Task instructions - Take the lines from the beginning of the data below through the line holding "import plotly.graph_objects as go" and return exactly those.

Information shown -
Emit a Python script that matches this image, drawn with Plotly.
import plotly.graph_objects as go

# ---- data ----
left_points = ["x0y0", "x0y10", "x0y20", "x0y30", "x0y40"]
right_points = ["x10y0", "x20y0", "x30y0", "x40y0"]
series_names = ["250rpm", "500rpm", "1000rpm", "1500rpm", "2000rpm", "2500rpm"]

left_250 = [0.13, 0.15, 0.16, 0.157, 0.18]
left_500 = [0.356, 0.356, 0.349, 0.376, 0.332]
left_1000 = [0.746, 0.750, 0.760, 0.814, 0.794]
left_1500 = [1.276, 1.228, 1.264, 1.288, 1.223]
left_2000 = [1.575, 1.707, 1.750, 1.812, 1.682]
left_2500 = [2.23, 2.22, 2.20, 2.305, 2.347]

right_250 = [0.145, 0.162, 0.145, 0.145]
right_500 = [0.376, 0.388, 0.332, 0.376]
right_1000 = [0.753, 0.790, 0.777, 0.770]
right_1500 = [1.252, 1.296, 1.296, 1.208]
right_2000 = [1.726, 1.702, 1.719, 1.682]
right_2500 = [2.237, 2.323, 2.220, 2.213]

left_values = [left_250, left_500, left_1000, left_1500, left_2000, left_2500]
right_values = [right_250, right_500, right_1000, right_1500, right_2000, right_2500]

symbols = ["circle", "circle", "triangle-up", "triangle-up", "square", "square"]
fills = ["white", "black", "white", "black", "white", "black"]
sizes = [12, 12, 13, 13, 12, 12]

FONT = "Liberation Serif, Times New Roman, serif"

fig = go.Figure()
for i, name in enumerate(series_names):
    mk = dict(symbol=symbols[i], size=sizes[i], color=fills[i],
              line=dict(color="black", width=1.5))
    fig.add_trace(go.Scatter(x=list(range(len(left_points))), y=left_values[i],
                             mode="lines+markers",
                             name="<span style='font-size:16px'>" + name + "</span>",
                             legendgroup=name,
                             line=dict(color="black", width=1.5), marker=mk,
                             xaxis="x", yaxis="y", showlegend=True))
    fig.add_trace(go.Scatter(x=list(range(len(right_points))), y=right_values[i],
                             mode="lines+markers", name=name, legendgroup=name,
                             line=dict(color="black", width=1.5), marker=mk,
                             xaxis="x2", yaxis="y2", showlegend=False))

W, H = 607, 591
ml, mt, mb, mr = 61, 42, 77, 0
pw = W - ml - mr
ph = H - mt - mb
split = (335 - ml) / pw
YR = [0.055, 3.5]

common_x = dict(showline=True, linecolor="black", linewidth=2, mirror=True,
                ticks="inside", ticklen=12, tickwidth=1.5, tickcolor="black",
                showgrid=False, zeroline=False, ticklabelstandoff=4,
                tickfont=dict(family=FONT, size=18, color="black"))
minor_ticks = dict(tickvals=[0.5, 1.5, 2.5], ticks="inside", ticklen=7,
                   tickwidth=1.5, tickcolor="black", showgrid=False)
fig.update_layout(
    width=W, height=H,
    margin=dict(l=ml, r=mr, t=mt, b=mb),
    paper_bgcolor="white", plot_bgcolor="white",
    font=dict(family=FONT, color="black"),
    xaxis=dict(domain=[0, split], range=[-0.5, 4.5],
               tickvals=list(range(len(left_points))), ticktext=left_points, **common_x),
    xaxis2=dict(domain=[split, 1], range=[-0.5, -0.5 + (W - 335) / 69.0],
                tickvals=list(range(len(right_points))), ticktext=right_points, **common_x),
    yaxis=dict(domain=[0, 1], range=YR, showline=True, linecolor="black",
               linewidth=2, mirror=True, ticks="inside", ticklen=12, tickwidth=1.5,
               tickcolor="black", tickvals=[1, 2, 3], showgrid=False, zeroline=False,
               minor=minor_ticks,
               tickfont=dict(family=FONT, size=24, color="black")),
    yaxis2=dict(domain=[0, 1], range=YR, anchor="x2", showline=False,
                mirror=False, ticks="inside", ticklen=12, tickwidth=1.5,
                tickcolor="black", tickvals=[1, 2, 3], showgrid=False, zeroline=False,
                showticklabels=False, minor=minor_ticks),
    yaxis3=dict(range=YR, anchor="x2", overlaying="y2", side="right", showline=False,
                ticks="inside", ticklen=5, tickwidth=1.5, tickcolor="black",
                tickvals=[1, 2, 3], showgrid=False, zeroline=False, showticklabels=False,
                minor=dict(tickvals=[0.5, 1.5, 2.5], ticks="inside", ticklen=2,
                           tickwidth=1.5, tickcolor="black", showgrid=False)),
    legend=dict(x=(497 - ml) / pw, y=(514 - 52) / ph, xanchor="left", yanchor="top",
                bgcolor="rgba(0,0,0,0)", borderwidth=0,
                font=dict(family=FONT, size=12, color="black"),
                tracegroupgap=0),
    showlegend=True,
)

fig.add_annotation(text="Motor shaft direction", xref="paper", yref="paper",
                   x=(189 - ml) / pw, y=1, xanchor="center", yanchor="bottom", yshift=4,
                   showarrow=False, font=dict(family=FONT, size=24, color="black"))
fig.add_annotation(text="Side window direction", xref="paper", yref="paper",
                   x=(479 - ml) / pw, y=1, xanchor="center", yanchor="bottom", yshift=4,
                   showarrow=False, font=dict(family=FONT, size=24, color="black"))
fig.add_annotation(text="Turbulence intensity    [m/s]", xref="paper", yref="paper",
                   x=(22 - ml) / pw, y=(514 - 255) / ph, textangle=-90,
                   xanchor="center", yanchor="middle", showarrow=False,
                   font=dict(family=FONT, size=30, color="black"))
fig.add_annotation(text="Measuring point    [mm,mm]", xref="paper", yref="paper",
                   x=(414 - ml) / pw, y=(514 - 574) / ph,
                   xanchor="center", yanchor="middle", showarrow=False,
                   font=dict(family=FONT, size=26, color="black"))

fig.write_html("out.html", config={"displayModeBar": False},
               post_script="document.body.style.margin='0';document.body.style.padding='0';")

The solution -
Emit a Python script that matches this image, drawn with Plotly.
import plotly.graph_objects as go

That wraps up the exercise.